▸ REQUIREMENTS
Output the full listing below exactly, without the pictures.

▸ DATASET EXTRACT
■ ■ ■ ■ ■
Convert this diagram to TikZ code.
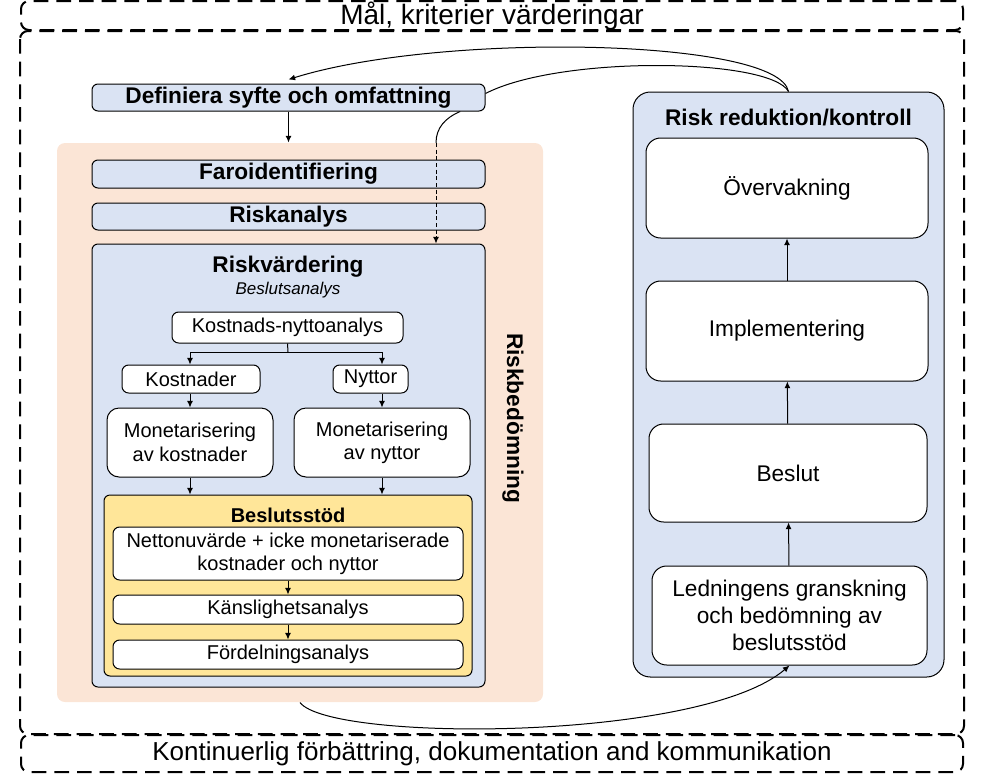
\documentclass[tikz,border=0pt]{standalone}
\usepackage{fontspec}
\setmainfont{Liberation Sans}
\usetikzlibrary{arrows.meta}

\definecolor{boxblue}{HTML}{DAE3F3}
\definecolor{peach}{HTML}{FBE5D6}
\definecolor{gold}{HTML}{FFE699}

\begin{document}
\begin{tikzpicture}[x=0.75pt, y=-0.75pt, line width=0.75pt, >={Latex[length=5pt,width=4.5pt]},
  sz/.style 2 args = {minimum width=#1*0.75pt, minimum height=#2*0.75pt},
  bar/.style = {draw, fill=boxblue, rounded corners=4.5pt, inner sep=0pt, font=\fontsize{17}{20}\selectfont\bfseries},
  wbox/.style = {draw, fill=white, rounded corners=5pt, inner sep=0pt, align=center, font=\fontsize{15}{17.5}\selectfont},
  rbox/.style = {draw, fill=white, rounded corners=11pt, inner sep=0pt, align=center, font=\fontsize{17}{20.5}\selectfont},
  dashframe/.style = {draw, dash pattern=on 11pt off 6pt, line width=1.5pt, rounded corners=6pt, inner sep=0pt},
  conn/.style = {->}]
\useasboundingbox (0,0) rectangle (986,779);

\node[dashframe, font=\fontsize{21}{25}\selectfont, text height=16pt, text depth=2pt, sz={942}{29}] (goal) at (492,15.5) {Mål, kriterier värderingar};
\node[dashframe, font=\fontsize{19.5}{23}\selectfont, sz={942}{37}] (cont) at (492,753.5) {Kontinuerlig förbättring, dokumentation and kommunikation};
\draw[dashframe] (goal.south west) rectangle (cont.north east);

\node[fill=peach, rounded corners=6pt, sz={486}{559}] (bed) at (300,422.5) {};
\node[rotate=-90, font=\fontsize{17}{20}\selectfont\bfseries] (bedl) at (513,418) {Riskbedömning};

\node[bar, sz={393}{27}] (def) at (288.5,97.5) {Definiera syfte och omfattning};
\node[bar, sz={393}{28}] (faro) at (288.5,174) {Faroidentifiering};
\node[bar, sz={393}{27}] (ana) at (288.5,216.5) {Riskanalys};
\node[bar, sz={393}{443}] (riskv) at (288.5,465.5) {};
\node[font=\fontsize{17}{20}\selectfont\bfseries] (rvt) at (288,267) {Riskvärdering};
\node[font=\fontsize{12.75}{15}\selectfont\itshape] (rvs) at (288,290) {Beslutsanalys};

\node[wbox, sz={231}{31}] (kna) at (287.5,327.5) {Kostnads-nyttoanalys};
\node[wbox, sz={138}{28}] (kost) at (191,379) {Kostnader};
\node[wbox, sz={75}{28}] (nyt) at (370.5,379) {Nyttor};
\node[wbox, rounded corners=9pt, sz={166}{69}] (mk) at (190,442.5) {Monetarisering\\av kostnader};
\node[wbox, rounded corners=9pt, sz={176}{69}] (mn) at (382,442.5) {Monetarisering\\av nyttor};

\node[draw, fill=gold, rounded corners=4.5pt, sz={368}{181}] (ys) at (288,585.5) {};
\node[font=\fontsize{15}{18}\selectfont\bfseries] (yst) at (288,515) {Beslutsstöd};
\node[wbox, sz={350}{53}] (netto) at (288,553.5) {Nettonuvärde + icke monetariserade\\kostnader och nyttor};
\node[wbox, sz={350}{29}] (kansl) at (288,609.5) {Känslighetsanalys};
\node[wbox, sz={350}{29}] (ford) at (288,654.5) {Fördelningsanalys};

\node[draw, fill=boxblue, rounded corners=13pt, sz={311}{585}] (rr) at (788.5,384.5) {};
\node[font=\fontsize{17}{20}\selectfont\bfseries] (rrt) at (788.5,118) {Risk reduktion/kontroll};
\node[rbox, sz={282}{100}] (ov) at (787,188) {Övervakning};
\node[rbox, sz={282}{100}] (imp) at (787,331) {Implementering};
\node[rbox, sz={278}{98}] (bes) at (788,473) {Beslut};
\node[rbox, sz={275}{99}] (led) at (789.5,615.5) {Ledningens granskning\\och bedömning av\\beslutsstöd};

\draw[conn] (def.south) -- (def.south |- bed.north);
\coordinate (split) at (288,352);
\draw (kna.south) -- (split);
\draw[conn] (split) -| (mk.north |- kost.north);
\draw[conn] (split) -| (mn.north |- nyt.north);
\draw[conn] (mk.north |- kost.south) -- (mk.north);
\draw[conn] (mn.north |- nyt.south) -- (mn.north);
\draw[conn] (mk.south) -- (mk.south |- ys.north);
\draw[conn] (mn.south) -- (mn.south |- ys.north);
\draw[conn] (netto) -- (kansl);
\draw[conn] (kansl) -- (ford);

\draw[conn] (led) -- (bes);
\draw[conn] (bes) -- (imp);
\draw[conn] (imp) -- (ov);

\draw[conn] (rr.north) .. controls (778,38) and (440,32) .. ([yshift=3pt]def.north);
\draw (rr.north) .. controls (770,58) and (560,55) .. ([yshift=3pt]def.east);
\draw ([xshift=-19pt]def.south east) .. controls (445,118) and (436,128) .. (436,143) coordinate (dv);
\draw[conn, dash pattern=on 3pt off 2pt] (dv) -- (dv |- riskv.north);
\draw[conn] (bed.south) .. controls (330,742) and (700,742) .. (led.south);
\end{tikzpicture}
\end{document}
■ ■ ■ ■ ■
▸ EXPECTED OUTPUT
Convert this diagram to TikZ code.
\documentclass[tikz,border=0pt]{standalone}
\usepackage{fontspec}
\setmainfont{Liberation Sans}
\usetikzlibrary{arrows.meta}

\definecolor{boxblue}{HTML}{DAE3F3}
\definecolor{peach}{HTML}{FBE5D6}
\definecolor{gold}{HTML}{FFE699}

\begin{document}
\begin{tikzpicture}[x=0.75pt, y=-0.75pt, line width=0.75pt, >={Latex[length=5pt,width=4.5pt]},
  sz/.style 2 args = {minimum width=#1*0.75pt, minimum height=#2*0.75pt},
  bar/.style = {draw, fill=boxblue, rounded corners=4.5pt, inner sep=0pt, font=\fontsize{17}{20}\selectfont\bfseries},
  wbox/.style = {draw, fill=white, rounded corners=5pt, inner sep=0pt, align=center, font=\fontsize{15}{17.5}\selectfont},
  rbox/.style = {draw, fill=white, rounded corners=11pt, inner sep=0pt, align=center, font=\fontsize{17}{20.5}\selectfont},
  dashframe/.style = {draw, dash pattern=on 11pt off 6pt, line width=1.5pt, rounded corners=6pt, inner sep=0pt},
  conn/.style = {->}]
\useasboundingbox (0,0) rectangle (986,779);

\node[dashframe, font=\fontsize{21}{25}\selectfont, text height=16pt, text depth=2pt, sz={942}{29}] (goal) at (492,15.5) {Mål, kriterier värderingar};
\node[dashframe, font=\fontsize{19.5}{23}\selectfont, sz={942}{37}] (cont) at (492,753.5) {Kontinuerlig förbättring, dokumentation and kommunikation};
\draw[dashframe] (goal.south west) rectangle (cont.north east);

\node[fill=peach, rounded corners=6pt, sz={486}{559}] (bed) at (300,422.5) {};
\node[rotate=-90, font=\fontsize{17}{20}\selectfont\bfseries] (bedl) at (513,418) {Riskbedömning};

\node[bar, sz={393}{27}] (def) at (288.5,97.5) {Definiera syfte och omfattning};
\node[bar, sz={393}{28}] (faro) at (288.5,174) {Faroidentifiering};
\node[bar, sz={393}{27}] (ana) at (288.5,216.5) {Riskanalys};
\node[bar, sz={393}{443}] (riskv) at (288.5,465.5) {};
\node[font=\fontsize{17}{20}\selectfont\bfseries] (rvt) at (288,267) {Riskvärdering};
\node[font=\fontsize{12.75}{15}\selectfont\itshape] (rvs) at (288,290) {Beslutsanalys};

\node[wbox, sz={231}{31}] (kna) at (287.5,327.5) {Kostnads-nyttoanalys};
\node[wbox, sz={138}{28}] (kost) at (191,379) {Kostnader};
\node[wbox, sz={75}{28}] (nyt) at (370.5,379) {Nyttor};
\node[wbox, rounded corners=9pt, sz={166}{69}] (mk) at (190,442.5) {Monetarisering\\av kostnader};
\node[wbox, rounded corners=9pt, sz={176}{69}] (mn) at (382,442.5) {Monetarisering\\av nyttor};

\node[draw, fill=gold, rounded corners=4.5pt, sz={368}{181}] (ys) at (288,585.5) {};
\node[font=\fontsize{15}{18}\selectfont\bfseries] (yst) at (288,515) {Beslutsstöd};
\node[wbox, sz={350}{53}] (netto) at (288,553.5) {Nettonuvärde + icke monetariserade\\kostnader och nyttor};
\node[wbox, sz={350}{29}] (kansl) at (288,609.5) {Känslighetsanalys};
\node[wbox, sz={350}{29}] (ford) at (288,654.5) {Fördelningsanalys};

\node[draw, fill=boxblue, rounded corners=13pt, sz={311}{585}] (rr) at (788.5,384.5) {};
\node[font=\fontsize{17}{20}\selectfont\bfseries] (rrt) at (788.5,118) {Risk reduktion/kontroll};
\node[rbox, sz={282}{100}] (ov) at (787,188) {Övervakning};
\node[rbox, sz={282}{100}] (imp) at (787,331) {Implementering};
\node[rbox, sz={278}{98}] (bes) at (788,473) {Beslut};
\node[rbox, sz={275}{99}] (led) at (789.5,615.5) {Ledningens granskning\\och bedömning av\\beslutsstöd};

\draw[conn] (def.south) -- (def.south |- bed.north);
\coordinate (split) at (288,352);
\draw (kna.south) -- (split);
\draw[conn] (split) -| (mk.north |- kost.north);
\draw[conn] (split) -| (mn.north |- nyt.north);
\draw[conn] (mk.north |- kost.south) -- (mk.north);
\draw[conn] (mn.north |- nyt.south) -- (mn.north);
\draw[conn] (mk.south) -- (mk.south |- ys.north);
\draw[conn] (mn.south) -- (mn.south |- ys.north);
\draw[conn] (netto) -- (kansl);
\draw[conn] (kansl) -- (ford);

\draw[conn] (led) -- (bes);
\draw[conn] (bes) -- (imp);
\draw[conn] (imp) -- (ov);

\draw[conn] (rr.north) .. controls (778,38) and (440,32) .. ([yshift=3pt]def.north);
\draw (rr.north) .. controls (770,58) and (560,55) .. ([yshift=3pt]def.east);
\draw ([xshift=-19pt]def.south east) .. controls (445,118) and (436,128) .. (436,143) coordinate (dv);
\draw[conn, dash pattern=on 3pt off 2pt] (dv) -- (dv |- riskv.north);
\draw[conn] (bed.south) .. controls (330,742) and (700,742) .. (led.south);
\end{tikzpicture}
\end{document}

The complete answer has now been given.